On top of that, my graduate program emphasized arts integration in the classroom, so most of the projects provided me with a creative outlet to release some of the anger, bitterness, and sadness I had experienced as a result of my mother's death. Gradually, I began to heal, all the while thinking how strange it was that a graduate program would be the catalyst for me entering the acceptance phase of the grief process.
Then came the big master's thesis. You know, the dreaded final paper or project at the end of a master's program that is probably the leading cause of suicide among grad students.
I faced finishing my thesis with trepidation. It meant saying goodbye to the safe environment of the weekend classes where I could complain with other like-minded teachers about the lack of and the necessity for arts education in our public school system. It meant having to stand by these convictions in the real world of education. It meant the possibility of ruining my perfect 4.0.
But I did finish in a relatively painless fashion. I did have one and only one screaming/crying fit. I was trying to copy and paste a couple of my lesson plans into the final paper, and the formats would not transfer correctly. Dan, who is a software engineer and speaks to computers like Dr. Doolittle speaks to animals, couldn't even get it to work, at least not in the three minutes that I allowed him. I screamed at him to leave me alone, and he returned to his permanent perch in front of the Nintendo Wii as I disintegrated into a deluge of tears.

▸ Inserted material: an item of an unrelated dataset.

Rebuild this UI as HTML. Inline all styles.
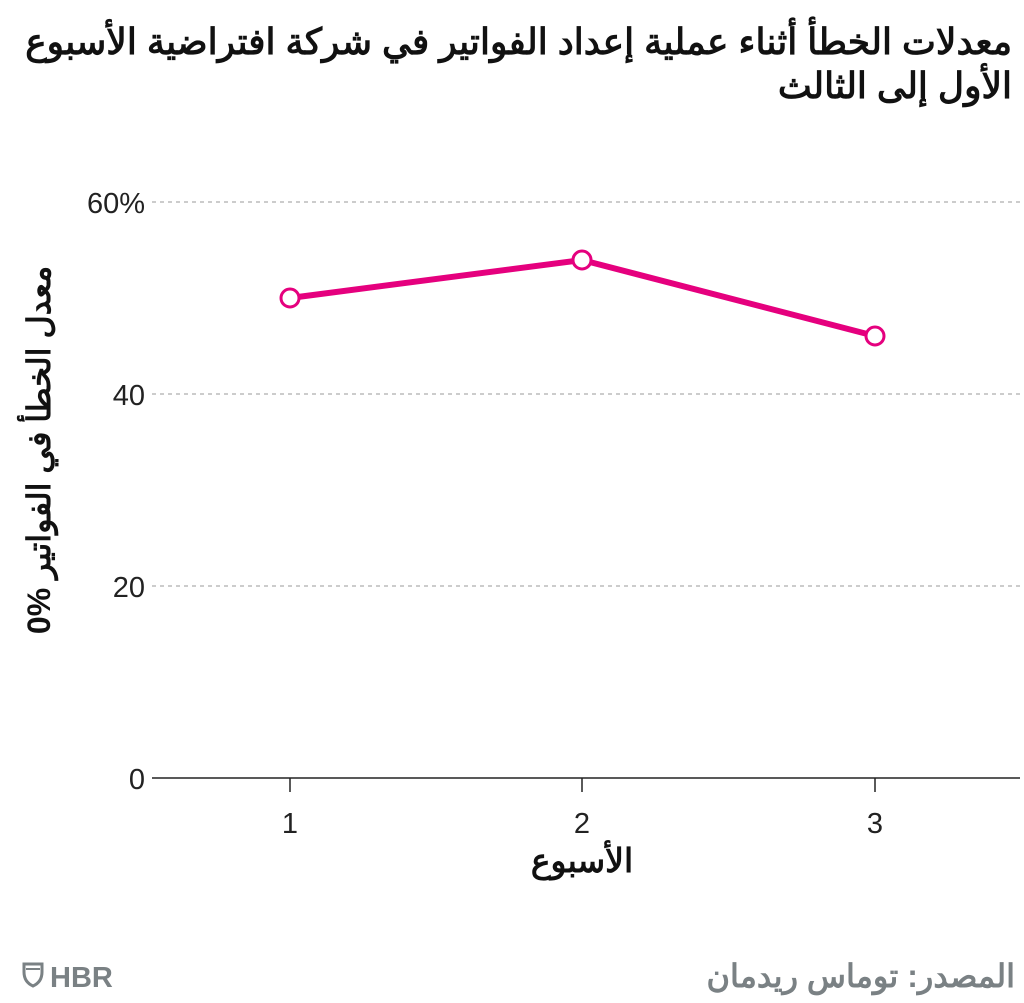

"Smart boy," said the third grade teacher at my school who had finished the same master's program a few years earlier. "He understood that's just par for the course."
So I made it. I have spent exactly a quarter of my life pursuing higher education, and I am now officially smarter than my husband which, don't worry, ladies, I will not let him forget.
I do wish my mother had been here to see me receive my master's degree and I mean physically here, not looking down on me from some ethereal alternate universe. But sometimes a little bit of pain brings about a greater sense of accomplishment.
“Time is a brutal but a careless thief
Who takes our lot but leaves behind the grief.”